Look Fizz, I must object (vehemently) to your suggestion that I am some kind of liar. I should tell you now that I am contemplating legal action against you. I should also tell you that my lawyer was once a law clerk for former Supreme Court Justice Hugo Black, so he knows his stuff. I would sue you myself--I have a law degree from UW--but I was disbarred three years ago on trumped up charges. Besides my speciality was not civil law. So, I highly encourage you to blog a retraction and cease in the future from impugning my otherwise good character.

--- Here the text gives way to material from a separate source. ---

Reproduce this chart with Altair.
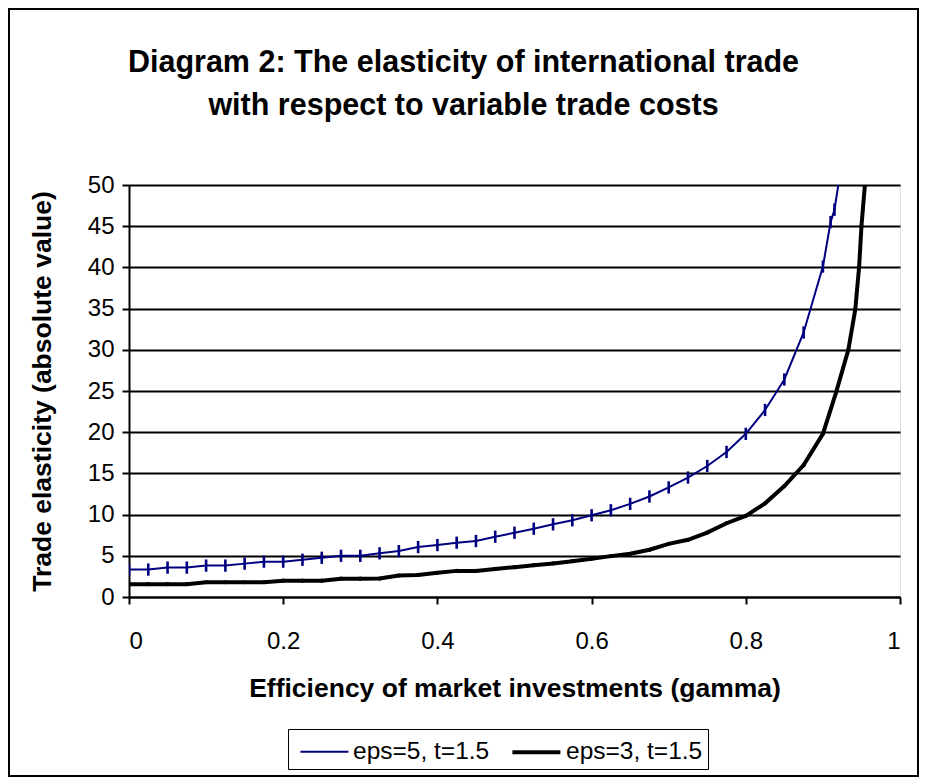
import altair as alt
import pandas as pd

BLUE_NAME = "eps=5, t=1.5"
BLACK_NAME = "eps=3, t=1.5"

gamma_blue = [0.0, 0.025, 0.05, 0.075, 0.1, 0.125, 0.15, 0.175, 0.2, 0.225,
              0.25, 0.275, 0.3, 0.325, 0.35, 0.375, 0.4, 0.425, 0.45, 0.475,
              0.5, 0.525, 0.55, 0.575, 0.6, 0.625, 0.65, 0.675, 0.7, 0.725,
              0.75, 0.775, 0.8, 0.825, 0.85, 0.875, 0.9, 0.91, 0.915, 0.925]
value_blue = [3.33, 3.33, 3.57, 3.57, 3.81, 3.81, 4.05, 4.29, 4.29, 4.52,
              4.76, 5.0, 5.0, 5.3, 5.57, 6.06, 6.3, 6.59, 6.79, 7.32,
              7.8, 8.29, 8.82, 9.31, 9.92, 10.53, 11.3, 12.2, 13.3, 14.5,
              15.9, 17.6, 19.8, 22.7, 26.4, 32.1, 40.1, 45.5, 47.0, 53.0]

gamma_black = [0.0, 0.025, 0.05, 0.075, 0.1, 0.125, 0.15, 0.175, 0.2, 0.225,
               0.25, 0.275, 0.3, 0.325, 0.35, 0.375, 0.4, 0.425, 0.45, 0.475,
               0.5, 0.525, 0.55, 0.575, 0.6, 0.625, 0.65, 0.675, 0.7, 0.725,
               0.75, 0.775, 0.8, 0.825, 0.85, 0.875, 0.9, 0.917, 0.933, 0.942,
               0.947, 0.95, 0.955]
value_black = [1.55, 1.55, 1.55, 1.55, 1.79, 1.79, 1.79, 1.79, 1.98, 1.98,
               1.98, 2.22, 2.22, 2.24, 2.6, 2.68, 2.93, 3.17, 3.17, 3.41,
               3.62, 3.86, 4.07, 4.35, 4.63, 4.96, 5.24, 5.73, 6.45, 6.94,
               7.82, 8.95, 9.84, 11.37, 13.47, 16.0, 19.8, 24.8, 30.0, 34.9,
               40.1, 45.0, 50.6]

x_ticks = [0, 0.2, 0.4, 0.6, 0.8, 1]
y_ticks = [0, 5, 10, 15, 20, 25, 30, 35, 40, 45, 50]

title_lines = ["Diagram 2: The elasticity of international trade",
               "with respect to variable trade costs"]
x_title = "Efficiency of market investments (gamma)"
y_title = "Trade elasticity (absolute value)"

FONT = "Liberation Sans"
NAVY = "#000080"
W, H = 771, 412

df_blue = pd.DataFrame({"gamma": gamma_blue, "value": value_blue, "series": BLUE_NAME})
df_black = pd.DataFrame({"gamma": gamma_black, "value": value_black, "series": BLACK_NAME})
df = pd.concat([df_blue, df_black], ignore_index=True)

x_enc = alt.X(
    "gamma:Q",
    scale=alt.Scale(domain=[0, 1], nice=False),
    axis=alt.Axis(
        values=x_ticks, format="~g", title=x_title, grid=False,
        labelFont=FONT, labelFontSize=24, labelColor="black", labelPadding=25,
        tickColor="black", tickSize=7, tickWidth=2,
        domainColor="black", domainWidth=2,
        titleFont=FONT, titleFontSize=26.5, titleFontWeight="bold", titleColor="black",
        titleX=W / 2, titleY=91, titleBaseline="middle",
    ),
)
y_enc = alt.Y(
    "value:Q",
    scale=alt.Scale(domain=[0, 50], nice=False),
    axis=alt.Axis(
        values=y_ticks, title=y_title, grid=True, gridColor="black", gridWidth=2,
        gridOpacity=1,
        labelFont=FONT, labelFontSize=24, labelColor="black", labelPadding=8,
        tickColor="black", tickSize=7, tickWidth=2,
        domainColor="black", domainWidth=2,
        titleFont=FONT, titleFontSize=26.5, titleFontWeight="bold", titleColor="black",
        titleX=-87, titleY=H / 2, titleAngle=270, titleBaseline="middle",
        titleAlign="center",
    ),
)

legend = alt.Legend(
    title=None, orient="none", legendX=159, legendY=544, direction="horizontal",
    strokeColor="black", fillColor="white", padding=5,
    labelFont=FONT, labelFontSize=24.5, labelColor="black", labelLimit=400,
    symbolSize=1024, symbolType="M-0.6,0L2.4,0", columnPadding=14, labelOffset=26,
)

color = alt.Color("series:N",
                  scale=alt.Scale(domain=[BLUE_NAME, BLACK_NAME], range=[NAVY, "black"]),
                  legend=legend)
swidth = alt.StrokeWidth("series:N",
                         scale=alt.Scale(domain=[BLUE_NAME, BLACK_NAME], range=[2, 4]),
                         legend=legend)

lines = alt.Chart(df).mark_line(clip=True).encode(
    x=x_enc, y=y_enc, color=color, strokeWidth=swidth,
    order="gamma:Q",
)

blue_marks = alt.Chart(df_blue).mark_point(
    shape="M0,-1L0,1", size=150, filled=False, stroke=NAVY, strokeWidth=2.6,
    opacity=1, clip=True,
).encode(x="gamma:Q", y="value:Q")

black_marks = alt.Chart(df_black).mark_circle(
    size=18, color="black", opacity=1, clip=True,
).encode(x="gamma:Q", y="value:Q")

frame = alt.Chart(alt.Data(values=[{"k": 1}])).mark_rect(
    fillOpacity=0, stroke="black", strokeWidth=2,
).encode(
    x=alt.value(-120), x2=alt.value(W + 18),
    y=alt.value(-176), y2=alt.value(H + 179),
)

chart = alt.layer(frame, lines, blue_marks, black_marks).properties(
    width=W, height=H,
    padding={"left": 0, "top": 0, "right": 0, "bottom": 0},
    title=alt.TitleParams(
        text=title_lines, font=FONT, fontSize=30.5, fontWeight="bold", color="black",
        anchor="middle", frame="bounds", offset=-113, lineHeight=43,
    ),
).configure_view(stroke="black", strokeWidth=2).configure(background="white")

chart.save("out.html", embed_options={"renderer": "svg", "actions": False})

Now, as to the content of your last entry. You clearly have NOT done any archeological work in Greenland. And I should know since I was an intern in the Danish Bureau of Excavation and Archeology in Copenhagen during the mid 90s. Central Greenland archeology is a tricky busniess, requiring special equipment and tons of permits. I asked my friend Sven to check up on recent applications for these permits and he reported back to me that the last substantial archeological work in central Greenland was in 2001. And unless your name is Yevgeny Pensikov (the famous Moscow-based archeologist), it wasn't you. I know Yevgeny personally (I have an autographed copy of his seminal 1995 work "New questions and old answers: Digging in Greenland) and his focus does not date back to the Jurassic period.
But, don't you think Nepal has gotten too touristy? That was certainly my last impression. I mean, you can't even visit a Buddhist monastary in Lalitpur or Gangfok without encountering some slighly red-faced, obnoxious person from Columbus, Ohio commenting (often loudly) that they just don't "get" how people can live without their caramel lattes.